La banalisation réussie de l’extrême droite

Le Front national – devenu Rassemblement national en 2018 – a été créé il y a tout juste 50 ans, en 1972, pour faire la synthèse des différents courants d’extrême droite discrédités et marginalisés depuis la Libération, avec comme leader de ce parti Jean-Marie Le Pen jusqu’en 2011[1]. En 2011, Marine Le Pen, entourée de cadres politiques de sa génération, a amorcé une politique de dédiabolisation, de banalisation qui va réussir en grande partie auprès des médias et sur la scène politique. Pour pouvoir se parer d’une façade respectable, la rupture est ainsi faite avec les dérapages contrôlés ouvertement racistes et antisémites de son père, qui sera d’ailleurs exclu du FN en 2015, et avec les violences politiques qui ont émaillé durant 40 ans la vie du FN. Ces positions n’ont pourtant pas disparu, puisqu’elles sont activement relayées, notamment sur les réseaux sociaux, par d’autres mouvements périphériques tels que Riposte laïque ou Egalité & réconciliation, respectivement sur les champs de l’islamophobie et de l’antisémitisme obsessionnels. Par ailleurs, l’irruption du mouvement Reconquête, impulsé par la candidature d’Eric Zemmour, a permis une surmédiatisation de ces thématique racistes.
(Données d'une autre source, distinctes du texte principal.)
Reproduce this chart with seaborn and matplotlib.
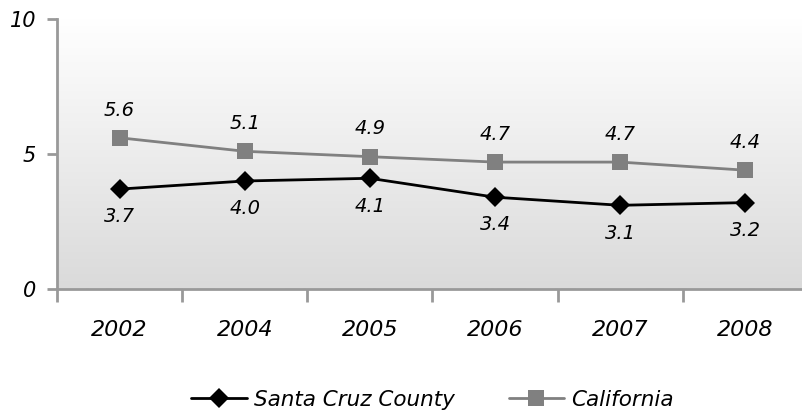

Qui aurait pu croire qu’en 2021, un candidat à l’élection présidentielle se livrerait à une réhabilitation falsificatrice de Pétain, présenté comme ayant sauvé les Juifs français de l’extermination nazie pendant l’Occupation[2]? Quant aux violences d’extrême droite, elles sont sous-traitées à des organisations regroupant de jeunes activistes radicaux, mais nous reviendrons sur cet aspect.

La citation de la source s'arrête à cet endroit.